Korean Kindergardeners

Yesterday I had a chance to sit in on an English class for Korean kids. I've been thinking about taking a job at an English academy so I wanted a chance to see how it was done. The kids were adorable, but scared to death of me.

First off, they all chose English names for their English classes, which reminded me of my high school French days. (I was Jacqueline, so not too exciting, but still. There was the girl who chose to be known as Etienne and learned half way through the year that it was a boy's name) The first class had two little girls, Rosie and Sunny, who giggled every time I talked to them. When I showed them where I was from on the map, Rosie whispered into Sunny's ear and they both laughed... apparently they have heard talk of the Midwest.

One of the boys in the class was named David. I told him that my brother's name was David and they all thought that was hilarious. I mean, who in their right minds would name a child David?!Then, a boy named Max met me and pulled a Simpsons book out of his bag. He, too, started cracking up about this (maybe I have three fingers?). Max also talked about his new Lego set. He built a remote control car out of Legos. Somethings really have gotten high tech.

Overall, the day proved to be an interesting entry into childlike humor and how one teaches English. I'm leaning towards taking the job, mostly so I can see what was so darn funny!

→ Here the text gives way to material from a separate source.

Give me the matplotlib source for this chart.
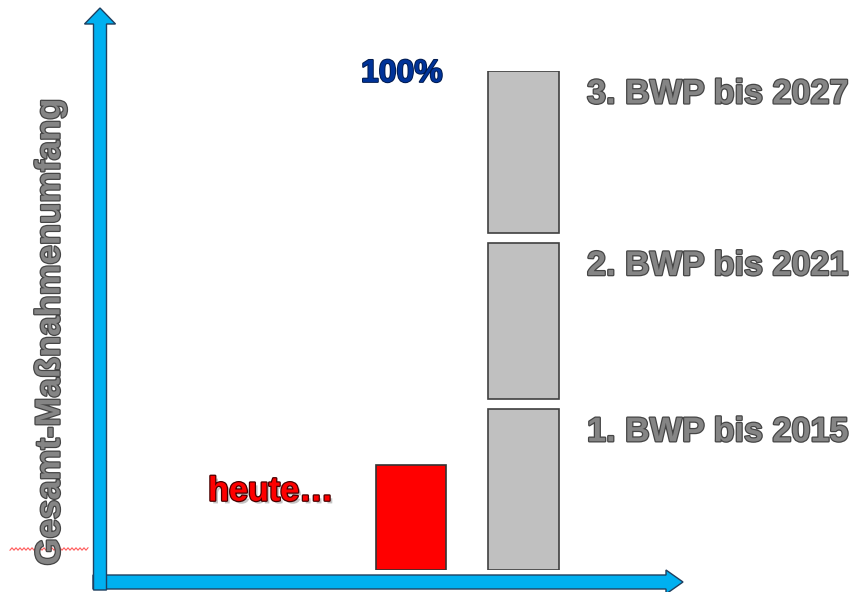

  1. This sounds great. I have known you all your life and you never scared me. Of course I was not 5 when I met you. Oh no I am starting to get all misty about your birth -
    My french name was TA REZ. Of course the genius seating chart had me sitting in the front row my freshman year. Sr Carmelita (god rest her soul) liked to enunciate. She also had overactive salivary glands. Lets just say front row french class was a less than dry experience. Oh no I am starting to get misty again.
    I think the job sounds cool. There is usually only one kid in each kdg class that you get warned about as opposed to the 25 kids you are warned about in jr high.
    Good luck Keep writing Let us know what they were laughing about.
    Aunt Therese

  2. I can entirely see you teaching little Korean children English. They will then run up to you and pet your hair. Children are like that.